US 12,306,907 B2
System and method for automatic data consistency checking using automatically defined rules
J. Mitchell Haile, Carlisle, MA (US)
Assigned to Data Culpa, Inc., Carlisle, MA (US)
Filed by Data Culpa, Inc., Carlisle, MA (US)
Filed on Apr. 18, 2022, as Appl. No. 17/722,500.
Claims priority of provisional application 63/178,711, filed on Apr. 23, 2021.
Prior Publication US 2022/0343109 A1, Oct. 27, 2022
Int. Cl. G06K 9/00 (2022.01); G06F 18/214 (2023.01); G06F 18/22 (2023.01); G06N 7/01 (2023.01); G06N 20/00 (2019.01)

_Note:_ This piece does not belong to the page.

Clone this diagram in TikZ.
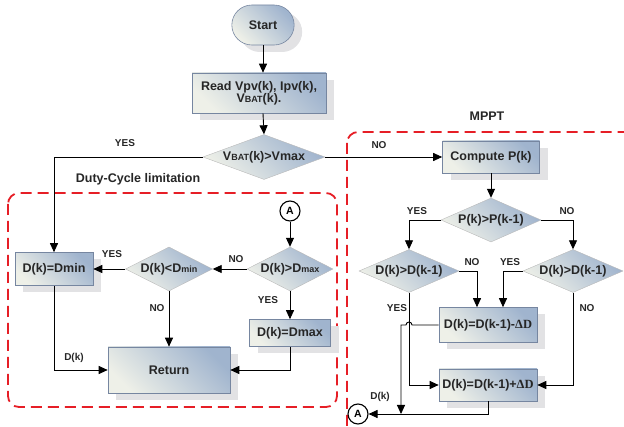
\documentclass[tikz,border=0pt]{standalone}
\usepackage{fontspec}
\setmainfont{Liberation Sans}
\newfontfamily\deltafont{Liberation Serif}
\usepackage{tikz}
\usetikzlibrary{shapes.geometric, shapes.misc, arrows.meta, shadows, positioning}
\usetikzlibrary{calc}
\usepackage{xcolor}
\definecolor{boxlight}{RGB}{238,240,232}
\definecolor{boxdark}{RGB}{160,180,206}
\definecolor{boxline}{RGB}{118,134,160}
\definecolor{shadowgray}{RGB}{226,226,228}
\definecolor{groupred}{RGB}{230,30,38}
\newcommand{\sm}[1]{{\fontsize{9}{10}\selectfont #1}}
\newcommand{\dD}{{\deltafont ΔD}}

\begin{document}
\begin{tikzpicture}[x=1pt,y=-1pt,
	font=\fontsize{12.5}{14}\selectfont\bfseries,
	shadebox/.style={bottom color=boxlight, top color=boxdark, shading angle=-45},
	process/.style={rectangle, shadebox, draw=boxline, line width=0.6pt, inner sep=2pt, text=black!85,
		general shadow={fill=shadowgray, shadow xshift=8pt, shadow yshift=-7pt}},
	terminal/.style={rounded rectangle, shadebox, draw=boxline, line width=0.6pt, text=black!85,
		general shadow={fill=shadowgray, shadow xshift=8pt, shadow yshift=-7pt}},
	decision/.style={diamond, shadebox, draw=gray!55, line width=0.4pt, inner sep=0pt, text=black!85},
	flow/.style={draw, line width=0.9pt, -{Triangle[length=9pt,width=8pt]}},
	line/.style={draw, line width=0.9pt},
	tag/.style={font=\fontsize{10}{12}\selectfont\bfseries, text=black!85},
	title/.style={font=\fontsize{12.5}{14}\selectfont\bfseries, text=black!85},
	group/.style={draw=groupred, line width=1.8pt, dash pattern=on 11pt off 6pt, rounded corners=11pt},
	connector/.style={circle, draw, line width=1.1pt, fill=white, inner sep=0pt, minimum size=20pt,
		font=\fontsize{10.5}{12}\selectfont\bfseries}]
	\clip (0,0) rectangle (624,427);

	% dashed groups
	\draw[group] (8,193) rectangle (337,407);
	\draw[group] (347,132) rectangle (650,450);
	\node[title] (lbllimit) at (138,179) {Duty-Cycle limitation};
	\node[title] (lblmppt) at (487,116) {MPPT};

	% main branch
	\node[terminal, minimum width=69pt, minimum height=40pt] (start) at (263,25) {Start};
	\node[process, minimum width=134pt, minimum height=40pt, align=center] (read) at (259,93)
		{Read Vpv(k), Ipv(k),\\[-2pt] V\sm{BAT}(k).};
	\node[decision, minimum width=122pt, minimum height=45pt, aspect=2.7] (vbat) at (264,157) {V\sm{BAT}(k)>Vmax};

	% MPPT
	\node[process, minimum width=97pt, minimum height=32pt] (compute) at (491,157) {Compute P(k)};
	\node[decision, minimum width=100pt, minimum height=44pt, aspect=2.3] (pdec) at (491,220) {P(k)>P(k-1)};
	\node[decision, minimum width=100pt, minimum height=43pt, aspect=2.3] (ldec) at (409,271) {D(k)>D(k-1)};
	\node[decision, minimum width=100pt, minimum height=43pt, aspect=2.3] (rdec) at (573,271) {D(k)>D(k-1)};
	\node[process, minimum width=98pt, minimum height=35pt] (minus) at (488,325) {D(k)=D(k-1)-\dD};
	\node[process, minimum width=98pt, minimum height=32pt] (plus) at (488,385) {D(k)=D(k-1)+\dD};
	\node[connector] (aright) at (358,414) {A};
	\coordinate (hop) at ($(ldec.south |- minus.west)+(3,0)$);
	\coordinate (merge) at (401,414);

	% duty-cycle limitation
	\node[connector] (aleft) at (290,211) {A};
	\node[decision, minimum width=86pt, minimum height=44pt, aspect=1.95] (dmax) at (290,269) {D(k)>D\sm{max}};
	\node[decision, minimum width=87pt, minimum height=44pt, aspect=1.95] (dmin) at (169,269) {D(k)<D\sm{min}};
	\node[process, minimum width=78pt, minimum height=33pt] (setmin) at (54,269) {D(k)=Dmin};
	\node[process, minimum width=81pt, minimum height=27pt] (setmax) at (290,333) {D(k)=Dmax};
	\node[process, minimum width=122pt, minimum height=46pt] (ret) at (169,370) {Return};

	\draw[flow] (start.south) -- (start.south |- read.north);
	\draw[flow] (read.south -| start.south) -- (vbat.north);
	\draw[flow] (vbat.west) -| (setmin.north);
	\draw[flow] (vbat.east) -- (compute.west);
	\node[tag] (lblyes1) at (125,143) {YES};
	\node[tag] (lblno1) at (379,145) {NO};

	\draw[flow] (compute.south) -- (pdec.north);
	\draw[flow] (pdec.west) -| (ldec.north);
	\draw[flow] (pdec.east) -| (rdec.north);
	\draw[flow] (ldec.east) -| ([xshift=-11pt]minus.north);
	\draw[flow] (rdec.west) -| ([xshift=15pt]minus.north);
	\draw[flow] (ldec.south) |- (plus.west);
	\draw[flow] (rdec.south) |- (plus.east);
	\draw[flow] (minus.west) -- (hop) arc[start angle=0, end angle=-180, radius=3] -| (merge);
	\draw[flow] (plus.south) |- (aright);
	\node[tag] (lblyes2) at (417,211) {YES};
	\node[tag] (lblno2) at (567,211) {NO};
	\node[tag] (lblno3) at (472,262) {NO};
	\node[tag] (lblyes3) at (510,262) {YES};
	\node[tag] (lblyes4) at (397,308) {YES};
	\node[tag] (lblno4) at (587,308) {NO};
	\node[tag] (lbldk1) at (380,397) {D(k)};

	\draw[flow] (aleft) -- (dmax.north);
	\draw[flow] (dmax.west) -- (dmin.east);
	\draw[flow] (dmin.west) -- (setmin.east);
	\draw[flow] (dmin.south) -- (ret.north);
	\draw[flow] (dmax.south) -- (setmax.north);
	\draw[flow] (setmin.south) |- (ret.west);
	\draw[flow] (setmax.south) |- (ret.east);
	\node[tag] (lblno5) at (236,259) {NO};
	\node[tag] (lblyes5) at (112,254) {YES};
	\node[tag] (lblno6) at (157,308) {NO};
	\node[tag] (lblyes6) at (268,300) {YES};
	\node[tag] (lbldk2) at (74,358) {D(k)};
\end{tikzpicture}
\end{document}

CPC G06F 18/22 (2023.01) [G06F 18/214 (2023.01); G06N 7/01 (2023.01); G06N 20/00 (2019.01)] 17 Claims
OG exemplary drawing
 
1. A data pipeline monitoring system configured to monitor operations of a data pipeline, the data pipeline monitoring system comprising:
data processing circuitry configured to receive a training data set and process the training data set;
the data processing circuitry configured to identify a data type, data format, and data value range of the training data set based on the processing;
the data processing circuitry configured to determine an average throughput and entropy for the data pipeline;
the data processing circuitry configured to receive data configuration rules that indicate a preferred data format;
the data processing circuitry configured to generate a data standard that indicates at least the preferred data format based on the data type, data format, and data value range of the training data set, the average throughput and entropy for the data pipeline, and the data configuration rules that indicates the preferred data format;
the data processing circuitry configured to receive an output data set from the data pipeline wherein the data pipeline receives an input data set, processes the input data set, responsively generates the output data set, and transfers the output data set to the data processing circuitry; and
the data processing circuitry configured to determine similarities between the output data set and the data standard, score the output data set based on the similarity between the output data set and the data standard, and report the score for the output data set.